Saturday, June 17, 2006

Ten Tings

I am not long back from the USA and Canada, so, inspired by the fact that I walked past the Ed Sullivan Theatre, where David Letterman hangs out to do his thing, I have my own ten (although not necessarily all top) things about the trip:
  1. My prevailing impression of New York is an insistent need to pee: apparently, in an effort to stop homeless people feel welcome in New York, they made sure there are no public toilets, with the consequence that the most accessible toilets for your average traveller are those in food and drink establishments - visits to which, of course, produce the need to pee.

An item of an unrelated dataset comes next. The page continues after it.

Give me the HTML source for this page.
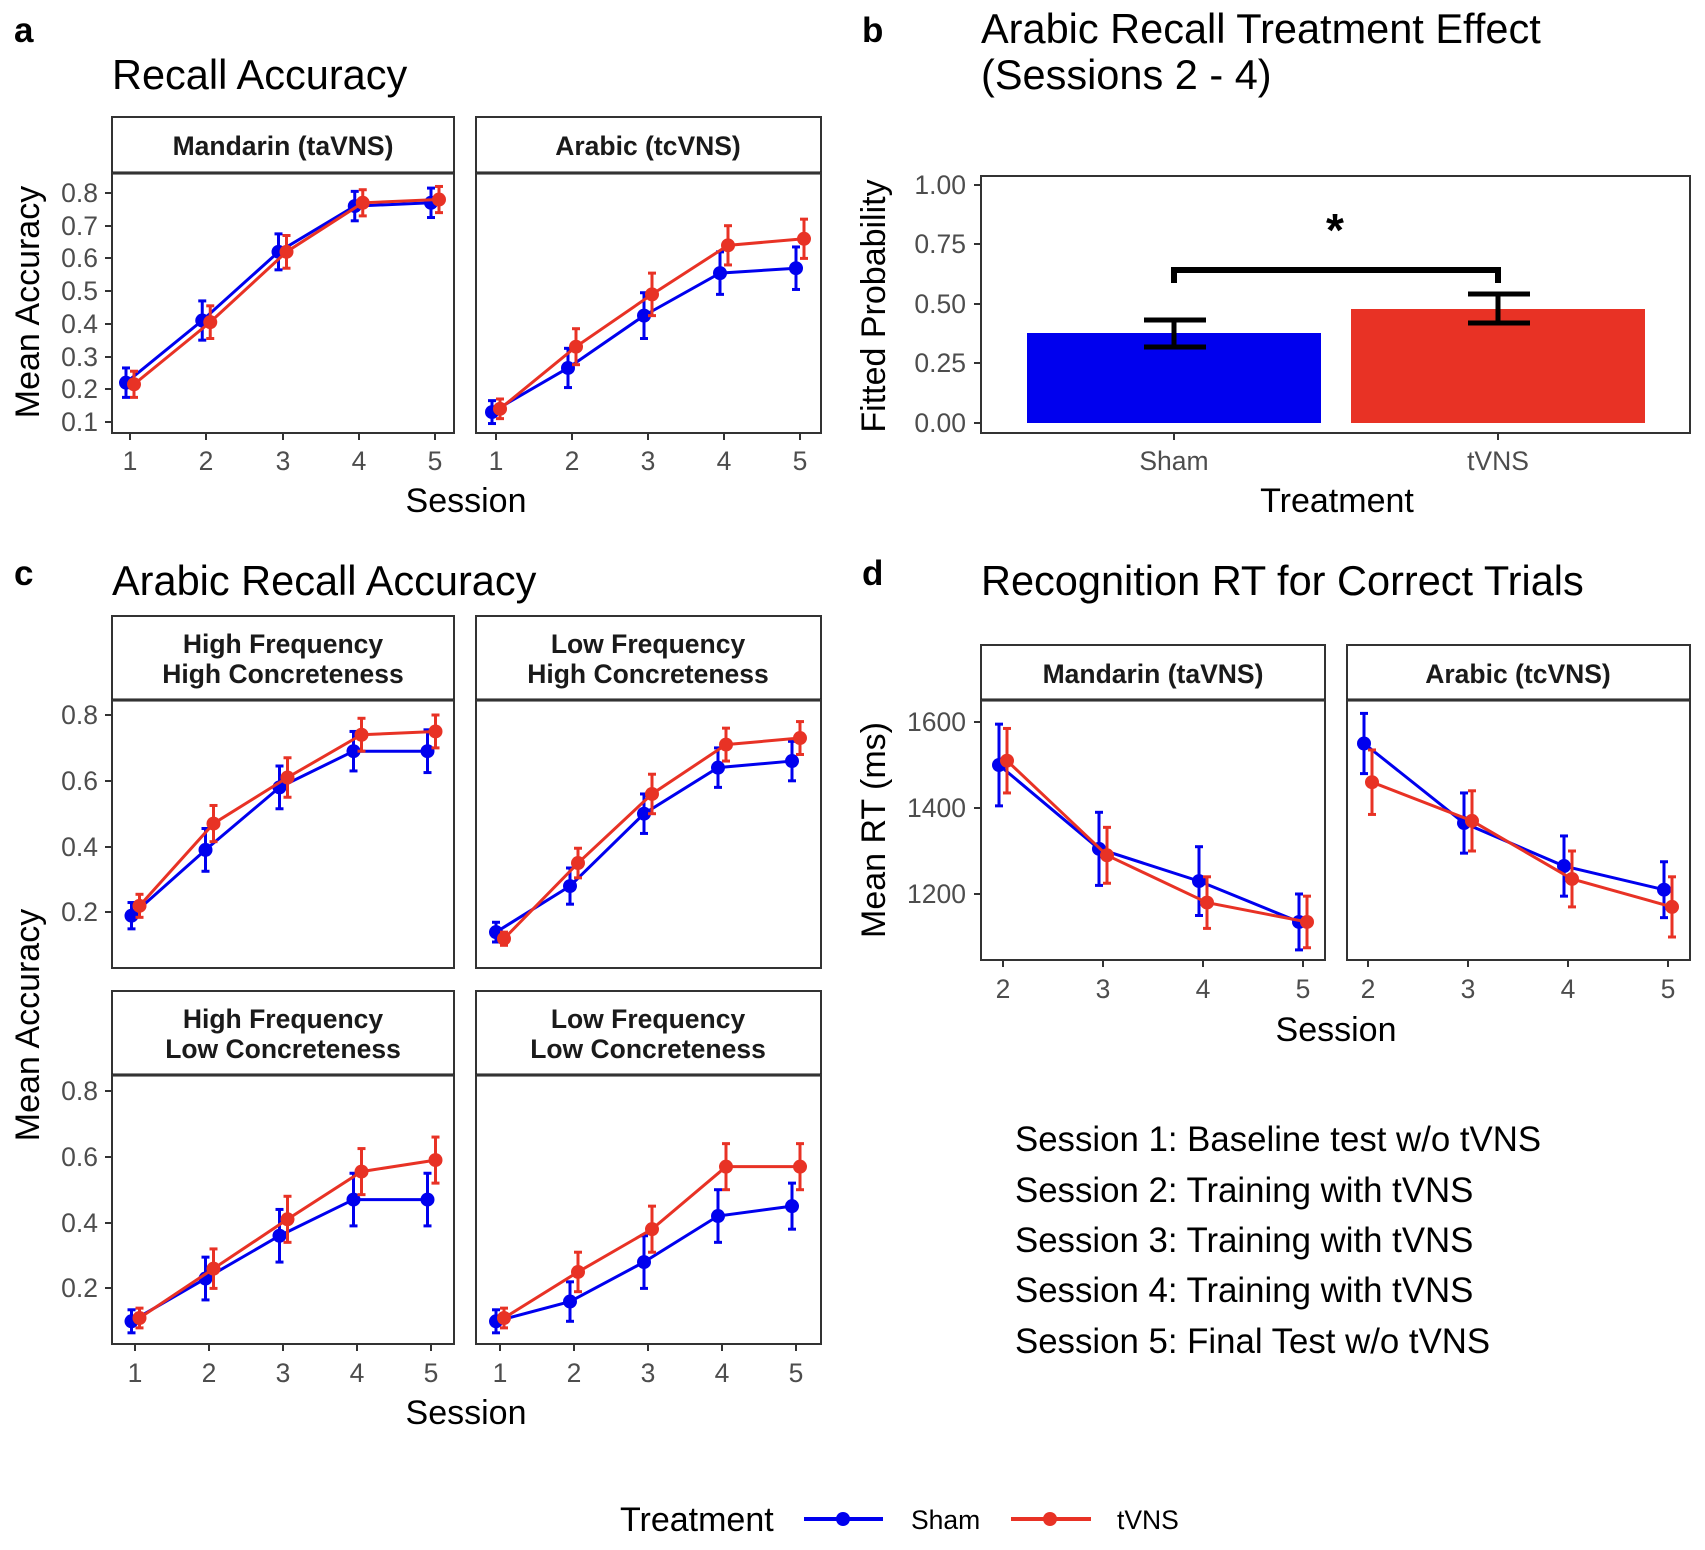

  2. I think of all the things I saw in New York, the place that impressed me the most was the New York Public Library where even a humble visitor from New Zealand could front up and obtain an access card, meaning I could go into their reading rooms and have lackeys scurry around and find the books I wanted to look at: this is in stark contrast to the libraries in New York and Columbia Universities, which both had security guards manning their entrances to ensure I stayed on the outside.
  3. As anticipated, finding decent coffee was a nightmare - my choices tended to be either diner style perc coffee (of which I consumed roughly a gallon) or Starbucks (or their Canadian cousins, Tim Hortons, which does not even sell coffee flavoured cappucino - it was French Vanilla or nothing - but they did have tsaty donuts), although I did strike it lucky in Greenwich Village which had a number of indie coffee suppliers (Grey Dog was a particular standout).
  4. Apart from the MOMA and the MET (about which I'll write seperately) other thngs that captured my attention in New York were Macy's (the biggest Department store in the world, so they say - made cool by in less travelled areas retaining the original escalators with their wooden slats), the Staten Island ferry (which allows for a free trip past the Statue of Liberty), the numerous diners I sampled for their various efforts at pancakes, burgers and omelletes, the new Apple store which apparently stays open 24/7 and allows for free internet access if you're willing to try out their products (I rejoiced in a 30" sceen to read my email).
  5. I still hate Niagara - the downtown area is derelict and the area around the falls (Canadian side) has been turned into a ridiculous theme park, with Ripley's Believe it or Not, some sort of wax museum, the Guiness Book of Records, various huge and hugely noisy gaming arenas, crappy "family" restaurants... - but I have to say the HI hostel there is one of the better ones I have stayed in (or maybe that was in contrast to my hostel in New York, which had no communal space and nowhere to sit down, meaning that once I was up, I was basically outside until it was time to sleep - all for a cool $US 30 a night (it was right next to the Penn train station, however)).
  6. London, Ontario is a funny sort of place - its major industry seems to be the very nicely laid out University of Western Ontario, but downtown is rather more than walking distance away from it, meaning that most of the good places to eat and drink are not in the centre of town, but strung out along the road to the University; plus most of the shopping now takes place in malls on the edge of town, so that downtown London has a sad, semi-closed down look to it.
  7. Although the guide books say that if you're stuck in Detroit for a night (or longer) you should head across the border to Windsor as it is much more fun, when I arrived in Windsor it seemed to be such a bland sort of place that I had no inclination to stay, particularly once I had seen the Detroit skyline.
  8. Downtown Detroit on an early summer Sunday afternoon is practically deserted.
  9. Nonetheless, of all the places I visted, I liked downtown Detrot the most - maybe because it was an early summer Sunday afternoon and nearly deserted: what I enjoyed the most was just wandering around and looking at the buildings constructed during Detroit's heyday, when they were vying with New York and Chicago for the scale of their building projects, but which have sadly fallen into disuse as the heart has gone out of the motor industry.
  10. The other thing hard to find in America and Canada is decent locally produced beer: I did manage to down a Labatts Blue (fake) pilsener which was not too bad and there was the reliable stand by of Samuel Adams, but otherwise I had to stick with imported beer - conveniently available in the 24 hour drugstore right next to my otherwise meh Days Inn (it was being rebuilt when I was there) in Detrot.